The Perseids happen each year as earth passes by a trail of dust, gas and ice left behind by the comet Swift-Tuttle. This comet was first documented in 1862, and returns to the sun every 130 years (the next time it will be visible from the earth will be in 2122). The earliest recorded sighting of Perseids dates back to 36 AD, when mention was made of “more than 100 meteors” in Chinese annals (source).
The Perseids are also referred to as the “tears of St. Lawrence”, because the festival of this saint is very close (August 10th) to the peak of the Perseids. The story of Laurentius (Lawrence), a Christian deacon, is the following: Laurentius was martyred by the Romans in 258 AD on an iron outdoor stove. It was in the midst of this torture that Laurentius cried out: (source)
I am already roasted on one side and, if thou wouldst have me well cooked, it is time to turn me on the other.
In honor of this history, one very appropriate midnight-snack to take out is the typically Hawaiian “Huli-Huli” (= turn-turn in Hawaiian) Chicken.
In Polynesia, Perseus was not commonly recognized as a separate constellation; the only people that named it were the people of the Society Islands, who called it Faa-iti, meaning “Little Valley” (more).
October 20/21: Orionids Meteor Shower #
2020 is a good year to look for shooting stars belonging to the Orionids meteor shower.
October’s waxing crescent moon sets at 10:43 PM, well before local midnight for the peak night of October 20/21. As always the best time to see shooting stars is in the early hours before dawn so the later you can wait, the better.
How to best see shooting stars from the Orionids meteor shower
Shooting stars from the Orionids meteor shower are easy to find: just find the Orion constellation, look in its general direction, and relax your gaze.
To find the Orion constellation you should look for the three bright stars in a line that make up the belt of Orion. These stars rise over the Eastern horizon just after sunset and will keep rising towards the east-south-east until they are almost overhead at dawn [how-to guide].
You can read more viewing tips in our meteor shower guide.
The Orionids are the brighter sibling of the Eta Aquarids meteor shower (early May). Both showers are caused by debris left by Halley’s comet.
Halley’s Comet is the most famous short period comet of our solar system, and returns every 75 or 76 years. The last time it flew by was in 1986, the next time will be in 2061. Right now Halley’s Comet is deep in the outer solar system (beyond Neptune!) but you will still be able to see little particles of it burn up into earths atmosphere twice a year during the Eta Aquarids and the Orionids meteor showers.
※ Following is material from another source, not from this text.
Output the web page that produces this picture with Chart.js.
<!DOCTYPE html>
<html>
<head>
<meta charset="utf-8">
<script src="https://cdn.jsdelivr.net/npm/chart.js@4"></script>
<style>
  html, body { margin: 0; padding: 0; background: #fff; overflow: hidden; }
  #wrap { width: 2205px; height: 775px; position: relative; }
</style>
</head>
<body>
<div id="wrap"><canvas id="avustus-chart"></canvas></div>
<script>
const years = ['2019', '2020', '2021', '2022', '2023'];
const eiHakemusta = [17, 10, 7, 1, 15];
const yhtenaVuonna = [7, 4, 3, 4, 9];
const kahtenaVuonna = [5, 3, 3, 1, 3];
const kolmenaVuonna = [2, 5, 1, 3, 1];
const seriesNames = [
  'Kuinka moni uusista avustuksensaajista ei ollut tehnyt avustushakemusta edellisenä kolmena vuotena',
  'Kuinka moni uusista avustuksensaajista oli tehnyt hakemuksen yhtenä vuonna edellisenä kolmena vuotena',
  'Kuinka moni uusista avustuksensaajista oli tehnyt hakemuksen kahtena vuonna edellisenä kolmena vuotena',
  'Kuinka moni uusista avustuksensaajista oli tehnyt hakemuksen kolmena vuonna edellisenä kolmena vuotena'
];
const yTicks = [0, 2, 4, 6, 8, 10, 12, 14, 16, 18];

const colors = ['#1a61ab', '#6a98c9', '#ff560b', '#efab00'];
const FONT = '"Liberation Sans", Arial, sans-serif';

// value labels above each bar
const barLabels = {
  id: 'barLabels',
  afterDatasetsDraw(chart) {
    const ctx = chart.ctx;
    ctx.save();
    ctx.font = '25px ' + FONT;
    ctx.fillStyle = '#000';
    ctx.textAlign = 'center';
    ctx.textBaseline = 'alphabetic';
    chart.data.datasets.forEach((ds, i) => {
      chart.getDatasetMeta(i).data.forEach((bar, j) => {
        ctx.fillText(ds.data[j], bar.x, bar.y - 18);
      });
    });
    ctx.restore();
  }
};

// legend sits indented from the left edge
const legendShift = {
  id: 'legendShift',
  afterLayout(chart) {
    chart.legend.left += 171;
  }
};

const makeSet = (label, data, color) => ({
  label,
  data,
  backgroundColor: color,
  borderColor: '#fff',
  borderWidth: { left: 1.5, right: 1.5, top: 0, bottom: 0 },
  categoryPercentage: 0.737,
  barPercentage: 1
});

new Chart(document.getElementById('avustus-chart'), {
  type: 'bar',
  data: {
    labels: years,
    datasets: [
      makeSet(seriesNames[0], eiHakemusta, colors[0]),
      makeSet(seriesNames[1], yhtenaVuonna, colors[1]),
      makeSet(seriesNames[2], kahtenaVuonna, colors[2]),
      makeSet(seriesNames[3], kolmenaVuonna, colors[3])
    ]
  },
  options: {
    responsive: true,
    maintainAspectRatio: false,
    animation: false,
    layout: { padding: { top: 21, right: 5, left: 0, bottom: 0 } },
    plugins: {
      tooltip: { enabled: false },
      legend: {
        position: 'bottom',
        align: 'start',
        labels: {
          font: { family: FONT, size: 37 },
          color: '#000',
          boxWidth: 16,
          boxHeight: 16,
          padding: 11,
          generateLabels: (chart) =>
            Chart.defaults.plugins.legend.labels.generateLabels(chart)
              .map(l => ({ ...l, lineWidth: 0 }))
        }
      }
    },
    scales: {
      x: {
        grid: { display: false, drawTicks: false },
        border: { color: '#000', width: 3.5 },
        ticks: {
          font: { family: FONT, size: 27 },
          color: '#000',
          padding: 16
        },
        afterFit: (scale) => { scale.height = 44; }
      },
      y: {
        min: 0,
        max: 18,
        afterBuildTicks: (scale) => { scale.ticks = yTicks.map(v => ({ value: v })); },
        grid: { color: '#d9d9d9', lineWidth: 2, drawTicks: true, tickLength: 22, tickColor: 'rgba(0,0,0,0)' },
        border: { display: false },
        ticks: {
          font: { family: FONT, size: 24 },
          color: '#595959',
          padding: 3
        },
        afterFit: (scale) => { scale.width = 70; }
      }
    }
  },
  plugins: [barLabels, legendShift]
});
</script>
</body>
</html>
Each time it swings by the sun, solar heat vaporizes about 6(!) meters of ice and rock from the comet. The debris particles, about the size of sand grains, spread along the comet’s orbit, filling it with tiny meteoroids.
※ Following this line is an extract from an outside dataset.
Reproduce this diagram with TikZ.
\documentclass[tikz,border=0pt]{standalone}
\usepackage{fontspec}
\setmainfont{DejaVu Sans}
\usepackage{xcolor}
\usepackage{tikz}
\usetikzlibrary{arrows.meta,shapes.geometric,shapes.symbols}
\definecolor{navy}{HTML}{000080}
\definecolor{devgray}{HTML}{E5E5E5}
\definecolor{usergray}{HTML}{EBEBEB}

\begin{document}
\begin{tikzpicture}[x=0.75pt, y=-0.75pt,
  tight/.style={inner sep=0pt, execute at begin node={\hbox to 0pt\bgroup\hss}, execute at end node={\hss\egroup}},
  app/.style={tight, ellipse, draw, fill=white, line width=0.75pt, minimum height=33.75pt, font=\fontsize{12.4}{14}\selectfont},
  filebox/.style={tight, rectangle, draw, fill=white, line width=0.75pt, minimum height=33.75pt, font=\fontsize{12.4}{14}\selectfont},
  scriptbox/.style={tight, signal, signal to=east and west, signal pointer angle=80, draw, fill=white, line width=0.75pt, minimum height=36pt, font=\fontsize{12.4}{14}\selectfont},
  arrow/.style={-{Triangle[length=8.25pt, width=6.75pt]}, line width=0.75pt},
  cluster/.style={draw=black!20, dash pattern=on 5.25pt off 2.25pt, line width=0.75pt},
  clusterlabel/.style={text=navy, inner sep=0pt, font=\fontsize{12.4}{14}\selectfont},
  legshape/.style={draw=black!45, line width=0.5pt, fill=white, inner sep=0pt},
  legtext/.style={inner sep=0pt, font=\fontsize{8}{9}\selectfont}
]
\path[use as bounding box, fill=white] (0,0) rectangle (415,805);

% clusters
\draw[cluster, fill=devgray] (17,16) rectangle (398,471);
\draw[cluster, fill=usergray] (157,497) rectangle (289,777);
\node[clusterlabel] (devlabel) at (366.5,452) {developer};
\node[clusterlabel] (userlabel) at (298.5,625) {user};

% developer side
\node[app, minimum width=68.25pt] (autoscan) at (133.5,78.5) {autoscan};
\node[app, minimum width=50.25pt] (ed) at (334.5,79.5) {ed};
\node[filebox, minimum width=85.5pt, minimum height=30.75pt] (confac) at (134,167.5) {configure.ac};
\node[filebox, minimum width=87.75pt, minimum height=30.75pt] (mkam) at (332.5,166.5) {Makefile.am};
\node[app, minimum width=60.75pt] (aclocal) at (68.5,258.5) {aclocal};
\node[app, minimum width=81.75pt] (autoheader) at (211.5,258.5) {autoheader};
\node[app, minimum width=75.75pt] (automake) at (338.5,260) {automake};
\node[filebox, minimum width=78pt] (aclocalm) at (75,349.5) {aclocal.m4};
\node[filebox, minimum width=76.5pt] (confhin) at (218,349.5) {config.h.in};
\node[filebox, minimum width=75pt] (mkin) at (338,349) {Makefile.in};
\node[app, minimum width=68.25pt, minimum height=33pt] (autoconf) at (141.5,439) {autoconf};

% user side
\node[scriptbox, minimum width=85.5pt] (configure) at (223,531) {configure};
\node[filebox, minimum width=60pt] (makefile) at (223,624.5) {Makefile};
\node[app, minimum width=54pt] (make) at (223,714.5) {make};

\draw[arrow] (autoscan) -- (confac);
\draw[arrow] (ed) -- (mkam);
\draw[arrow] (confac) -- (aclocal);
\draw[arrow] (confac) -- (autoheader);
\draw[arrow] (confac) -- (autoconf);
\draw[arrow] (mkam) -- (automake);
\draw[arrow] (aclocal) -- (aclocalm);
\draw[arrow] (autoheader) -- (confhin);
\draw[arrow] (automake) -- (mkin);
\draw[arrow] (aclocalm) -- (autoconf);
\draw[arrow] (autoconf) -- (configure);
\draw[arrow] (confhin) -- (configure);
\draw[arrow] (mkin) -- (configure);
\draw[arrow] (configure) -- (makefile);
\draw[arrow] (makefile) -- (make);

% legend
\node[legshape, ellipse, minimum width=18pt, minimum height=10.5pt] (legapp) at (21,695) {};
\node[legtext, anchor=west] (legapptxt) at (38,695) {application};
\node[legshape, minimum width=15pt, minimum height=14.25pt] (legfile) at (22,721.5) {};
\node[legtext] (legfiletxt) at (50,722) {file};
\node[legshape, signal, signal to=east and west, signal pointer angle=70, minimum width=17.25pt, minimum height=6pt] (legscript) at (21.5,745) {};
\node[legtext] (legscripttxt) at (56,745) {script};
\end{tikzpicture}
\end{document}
November 17: Leonids Meteor Shower#
The Leonids are not a very bright meteor shower, with an expected hourly rate of ~15 during the maximum. The peak of this shower from Hawaii will be November 17th just after midnight (01:00 AM).
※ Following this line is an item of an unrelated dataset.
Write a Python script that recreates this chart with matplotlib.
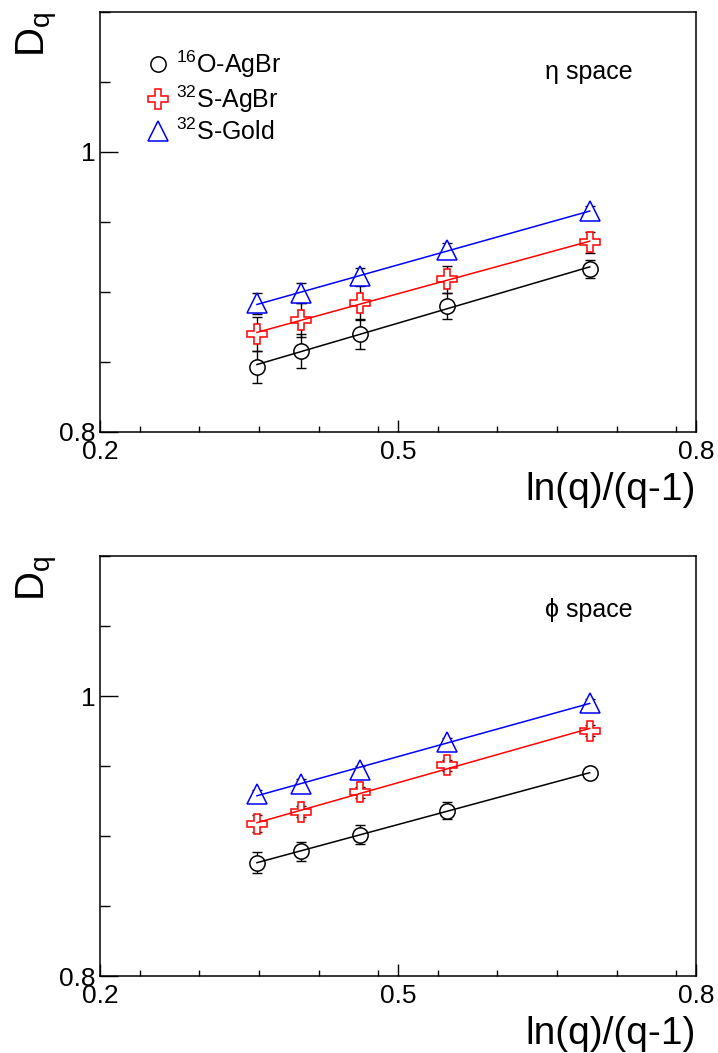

The new moon happens only a few days at November 14th so the moon won’t be a problem in 2020. Happy stargazing!
December 13: Geminids Meteor Shower#
The Geminids are one of the three yearly “big” meteor showers with peak rates (again, under perfect viewing conditions) of over 100 / hour. 2020 is a GREAT year for this meteor shower.
December 21: Winter solstice#
This year on Hawaii, the winter solstice will take place on December 21st just after midnight (at 12:02 am HST).
The winter solstice represents the shortest day and thus the longest night on the Northern hemisphere. A solstice is an event that occurs twice each year as the Sun reaches its highest or lowest excursion relative to the celestial equator on the celestial sphere. You can read a more palatable explanation of exactly what a solstice is here.
The Hawaiian term for winter solstice is “Ka māuikiʻikiʻi o ka hoʻoilo” [source].